Furthermore, if you side with Peter’s confession and acknowledge Jesus is the Messiah, God’s anointed, how do you understand what that moniker means? Are you also looking for one who will embody power, prestige, and prominence? Or are you willing to explore that God may come to us in the guise--the mistaken identity?-- of one who suffers, dies, and remains vulnerable to the struggle of the world. According to the text, when we desire the former--power, prestige, prominence--we set our mind on human things. When we embrace the latter, we set our mind on divine things. Therefore, we should be forgiven if we scratch our head like the disciples.  

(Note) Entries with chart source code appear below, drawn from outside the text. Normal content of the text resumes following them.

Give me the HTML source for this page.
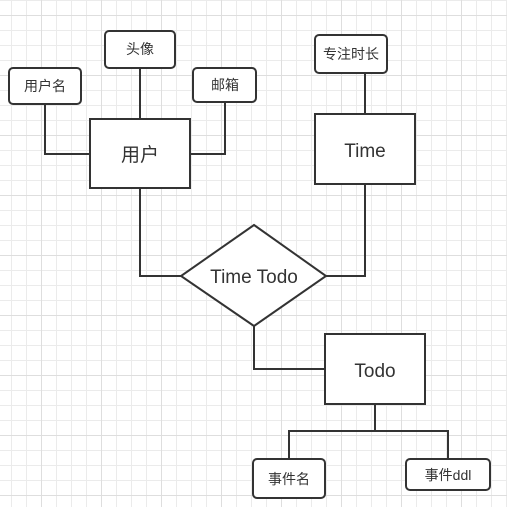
<!DOCTYPE html>
<html><head><meta charset="utf-8"><style>
html,body{margin:0;padding:0;background:#fff}
svg{display:block}
text{font-family:"Liberation Sans","Noto Sans CJK SC",sans-serif;fill:#333}
</style></head><body>
<svg width="507" height="507" viewBox="0 0 507 507" xmlns="http://www.w3.org/2000/svg">
<defs>
<pattern id="g" x="11" y="0" width="15" height="15" patternUnits="userSpaceOnUse">
<path d="M0.5 0V15M0 0.5H15" stroke="#ebebeb" stroke-width="1" fill="none"/>
</pattern>
<pattern id="G" x="41" y="15" width="60" height="60" patternUnits="userSpaceOnUse">
<path d="M0.5 0V60M0 0.5H60" stroke="#dedede" stroke-width="1" fill="none"/>
</pattern>
</defs>
<rect width="507" height="507" fill="url(#g)"/>
<rect width="507" height="507" fill="url(#G)"/>
<g stroke="#333" stroke-width="2" fill="none">
<polyline points="45,104 45,154 90,154"/>
<line x1="140" y1="68" x2="140" y2="119"/>
<polyline points="225,102 225,154 190,154"/>
<polyline points="140,188 140,276 181,276"/>
<line x1="365" y1="73" x2="365" y2="114"/>
<polyline points="365,184 365,276 326,276"/>
<polyline points="254,326 254,369 325,369"/>
<line x1="375" y1="404" x2="375" y2="431"/>
<polyline points="289,459 289,431 448,431 448,459"/>
</g>
<g stroke="#333" stroke-width="2" fill="#fff">
<rect x="9" y="68" width="72" height="36" rx="4"/>
<rect x="105" y="31" width="70" height="37" rx="4"/>
<rect x="193" y="68" width="63" height="34" rx="4"/>
<rect x="90" y="119" width="100" height="69"/>
<rect x="315" y="35" width="72" height="38" rx="4"/>
<rect x="315" y="114" width="100" height="70"/>
<polygon points="254,225 326,276 254,326 181,276"/>
<rect x="325" y="334" width="100" height="70"/>
<rect x="253" y="459" width="72" height="39" rx="4"/>
<rect x="406" y="459" width="84" height="31" rx="4"/>
</g>
<g text-anchor="middle">
<text x="45" y="91" font-size="14">用户名</text>
<text x="140" y="54" font-size="14">头像</text>
<text x="225" y="90" font-size="14">邮箱</text>
<text x="140" y="161" font-size="19">用户</text>
<text x="351" y="59" font-size="14">专注时长</text>
<text x="365" y="157" font-size="19">Time</text>
<text x="254" y="283" font-size="19">Time Todo</text>
<text x="375" y="377" font-size="19">Todo</text>
<text x="289" y="484" font-size="14">事件名</text>
<text x="448" y="480" font-size="14">事件ddl</text>
</g>
</svg>
</body></html>
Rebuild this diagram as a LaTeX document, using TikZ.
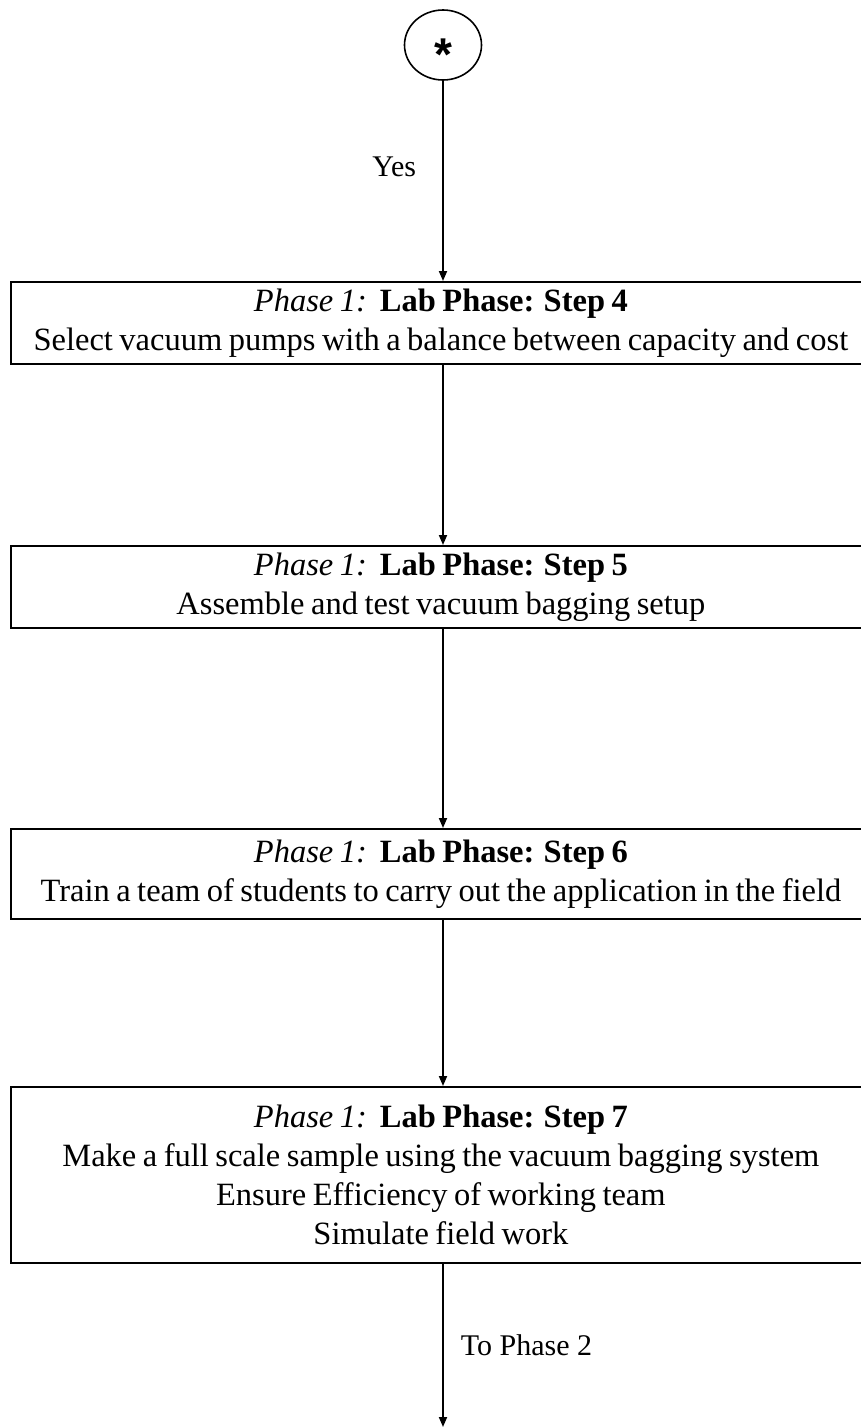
\documentclass[tikz,border=0pt]{standalone}
\usepackage{fontspec}
\setmainfont{Liberation Serif}
\newfontfamily\symfont{Liberation Sans}
\usetikzlibrary{arrows.meta,shapes.geometric}
\newcommand\boxfont{\fontsize{32.5}{39}\selectfont
  \spaceskip=0.2em plus 0.05em minus 0.05em\relax}
\begin{document}
\begin{tikzpicture}[x=1pt,y=-1pt,
  stepbox/.style={draw, line width=1.8pt, rectangle, anchor=north west,
    minimum width=860pt, align=center, inner sep=0pt, font=\boxfont},
  flow/.style={line width=1.8pt, -{Triangle[length=10pt,width=8pt]}},
  lbl/.style={font=\fontsize{30}{39}\selectfont, inner sep=0pt}]
\useasboundingbox (0,0) rectangle (861,1428);

% start connector
\node[draw, ellipse, line width=1.6pt, minimum width=77pt, minimum height=70pt,
  inner sep=0pt] (start) at (443,45) {};
\node[inner sep=0pt, font=\symfont\bfseries\fontsize{46}{46}\selectfont]
  (star) at ([yshift=-10pt]start.center) {*};

% phase 1 steps
\node[stepbox, minimum height=82pt] (s4) at (10,281)
  {\textit{Phase 1:}\ \ \textbf{Lab Phase: Step 4}\\
   Select vacuum pumps with a balance between capacity and cost};
\node[stepbox, minimum height=82pt] (s5) at (10,545)
  {\textit{Phase 1:}\ \ \textbf{Lab Phase: Step 5}\\
   Assemble and test vacuum bagging setup};
\node[stepbox, minimum height=90pt] (s6) at (10,828)
  {\textit{Phase 1:}\ \ \textbf{Lab Phase: Step 6}\\
   Train a team of students to carry out the application in the field};
\node[stepbox, minimum height=176pt] (s7) at (10,1086)
  {\textit{Phase 1:}\ \ \textbf{Lab Phase: Step 7}\\
   Make a full scale sample using the vacuum bagging system\\
   Ensure Efficiency of working team\\
   Simulate field work};

\coordinate (phase2) at (443,1427);

% connectors
\draw[flow] (start.south) -- (s4.north -| start.south)
  node[lbl, pos=0.43, anchor=east, xshift=-26pt] {Yes};
\draw[flow] (s4.south -| start.south) -- (s5.north -| start.south);
\draw[flow] (s5.south -| start.south) -- (s6.north -| start.south);
\draw[flow] (s6.south -| start.south) -- (s7.north -| start.south);
\draw[flow] (s7.south -| start.south) -- (phase2)
  node[lbl, pos=0.5, anchor=west, xshift=17pt] {To Phase 2};
\end{tikzpicture}
\end{document}
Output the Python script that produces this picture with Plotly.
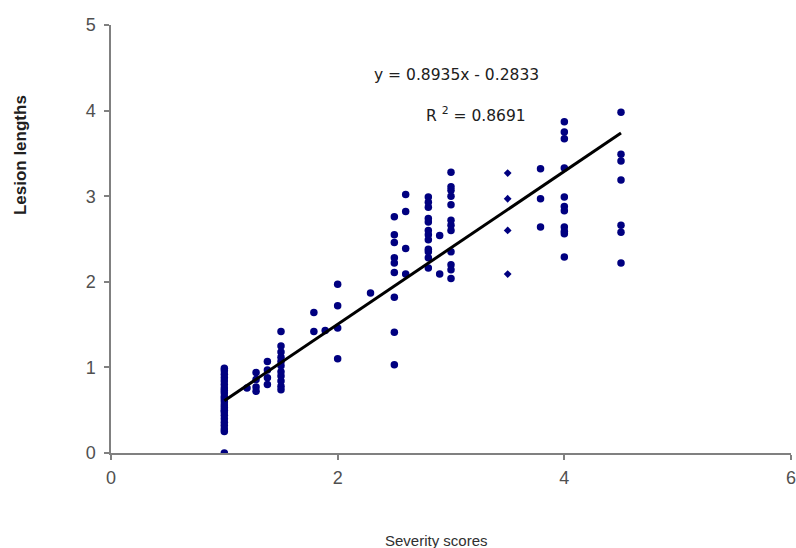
import plotly.graph_objects as go

# ---- data ----
sev_1 = [1.0] * 23
len_1 = [0.0, 0.25, 0.28, 0.32, 0.36, 0.4, 0.44, 0.48, 0.5, 0.53, 0.56, 0.6,
         0.63, 0.66, 0.7, 0.73, 0.76, 0.8, 0.84, 0.88, 0.92, 0.96, 0.99]

sev_2 = [1.2, 1.28, 1.28, 1.28, 1.28, 1.38, 1.38, 1.38, 1.38]
len_2 = [0.76, 0.94, 0.86, 0.77, 0.72, 1.07, 0.97, 0.88, 0.8]

sev_3 = [1.5] * 11
len_3 = [1.42, 1.25, 1.18, 1.12, 1.07, 1.02, 0.95, 0.9, 0.84, 0.78, 0.74]

sev_4 = [1.79, 1.79, 1.89, 2.0, 2.0, 2.0, 2.0, 2.29]
len_4 = [1.64, 1.42, 1.43, 1.97, 1.72, 1.46, 1.10, 1.87]

sev_5 = [2.5] * 9 + [2.6] * 4
len_5 = [2.76, 2.55, 2.46, 2.28, 2.22, 2.11, 1.82, 1.41, 1.03,
         3.02, 2.82, 2.39, 2.09]

sev_6 = [2.8] * 12 + [2.9] * 2
len_6 = [2.99, 2.93, 2.87, 2.74, 2.7, 2.6, 2.55, 2.49, 2.38, 2.35, 2.28, 2.16,
         2.54, 2.09]

sev_7 = [3.0] * 12
len_7 = [3.28, 3.11, 3.07, 3.0, 2.9, 2.72, 2.66, 2.6, 2.35, 2.2, 2.14, 2.04]

sev_8 = [3.5] * 4
len_8 = [3.27, 2.97, 2.6, 2.09]

sev_9 = [3.79] * 3 + [4.0] * 11
len_9 = [3.32, 2.97, 2.64,
         3.87, 3.75, 3.67, 3.33, 2.99, 2.88, 2.83, 2.64, 2.59, 2.56, 2.29]

sev_10 = [4.5] * 7
len_10 = [3.98, 3.49, 3.41, 3.19, 2.66, 2.58, 2.22]

slope = 0.8935
intercept = -0.2833
r_squared = 0.8691

x_ticks = [0, 2, 4, 6]
y_ticks = [0, 1, 2, 3, 4, 5]

# ---- build ----
xs = sev_1 + sev_2 + sev_3 + sev_4 + sev_5 + sev_6 + sev_7 + sev_9 + sev_10
ys = len_1 + len_2 + len_3 + len_4 + len_5 + len_6 + len_7 + len_9 + len_10

fig = go.Figure()
fig.add_trace(go.Scatter(x=xs, y=ys, mode="markers",
                         marker=dict(color="#000080", size=7.5, line=dict(width=0)),
                         showlegend=False, hoverinfo="skip"))
fig.add_trace(go.Scatter(x=sev_8, y=len_8, mode="markers",
                         marker=dict(color="#000080", size=6, symbol="diamond", line=dict(width=0)),
                         showlegend=False, hoverinfo="skip"))

all_x = xs + sev_8
x0, x1 = min(all_x), max(all_x)
fig.add_trace(go.Scatter(x=[x0, x1], y=[slope * x0 + intercept, slope * x1 + intercept],
                         mode="lines", line=dict(color="black", width=3),
                         showlegend=False, hoverinfo="skip"))

axis_font = dict(family="Liberation Sans, Arial, sans-serif", size=18, color="#505050")

fig.update_layout(
    width=796, height=548,
    margin=dict(l=111, r=5, t=25, b=95, autoexpand=False),
    paper_bgcolor="white", plot_bgcolor="white",
    xaxis=dict(range=[0, 6], tickvals=x_ticks, showgrid=False, zeroline=False,
               showline=True, linecolor="#808080", linewidth=1.5, automargin=False,
               ticks="outside", ticklen=5, tickcolor="#808080", tickwidth=1.5,
               tickfont=axis_font, ticklabelstandoff=3, ticklabeloverflow="allow"),
    yaxis=dict(range=[0, 5], tickvals=y_ticks, showgrid=False, zeroline=False,
               showline=True, linecolor="#808080", linewidth=1.5, automargin=False,
               ticks="outside", ticklen=5, tickcolor="#808080", tickwidth=1.5,
               tickfont=axis_font, ticklabelstandoff=5),
    font=dict(family="Liberation Sans, Arial, sans-serif"),
)

eq_font = dict(family="DejaVu Sans, Verdana, sans-serif", size=15.5, color="#202020")
fig.add_annotation(x=3.05, y=4.42, xref="x", yref="y", showarrow=False,
                   text=f"y = {slope}x - {abs(intercept)}", font=eq_font)
fig.add_annotation(x=3.22, y=3.96, xref="x", yref="y", showarrow=False,
                   text=f"R <sup>2</sup> = {r_squared}", font=eq_font)

fig.add_annotation(x=-91 / 680, y=0.696, xref="paper", yref="paper", showarrow=False,
                   xanchor="center", yanchor="middle",
                   text="<b>Lesion lengths</b>", textangle=-90,
                   font=dict(size=17, color="#202020"))
fig.add_annotation(x=0.479, y=-87 / 428, xref="paper", yref="paper", showarrow=False,
                   xanchor="center", yanchor="middle",
                   text="Severity scores",
                   font=dict(size=15, color="#303030"))

fig.write_html(
    "out.html",
    config={"displayModeBar": False},
    post_script="document.body.style.margin='0px';document.body.style.overflow='hidden';",
)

Indeed, this text forces us to confront how we imagine God at work in the world. Does God exist to take us out of all the problems in the world? Is God about creating a pathway of ease and prosperity, where we can transcend the troubles? Or does God engage us in ways that we might not readily recognize nor always desire. How might God continue to encounter us in choosing suffering? How might God meet us in the midst of death? Where might we see and hear the holy presence with us and for us in vulnerability? This gospel is upsetting. It pushes us to seek God outside of the places and positions that provide security and control. This gospel, this Messiah, invites us into the messiness of the world and meets us precisely there. Furthermore, Jesus lays out quite starkly what our response should be, “If any want to become my followers, let them deny themselves and take up their cross and follow me. For those who want to save their life will lose it, and those who lose their life for my sake, and for the sake of the gospel, will save it.”  

In the end, this is about identity. Not the mistaken identity of Jesus and what Messiah means, but our identity hidden with Christ in taking up a cross and following Jesus. This is not about gratuitous suffering or condoning abuse as “a cross to bear.” Rather, Jesus’ invitation to lose our life and, thus, save it, is to discover our true self. Not in the power, prestige, and prominence which is the world’s delusion, but in the very real and, at times, challenging, at times, painful, at times, confusing moments of life. To see them as a part of a greater whole. Not divorced from God, but God present with us, to us, for us, even there, perhaps, especially there. Thus, we need not deny this reality. Fear it or be ashamed of it. But we can accept it, acknowledge it, and trust that we are not alone. Indeed, God knows us better than we do.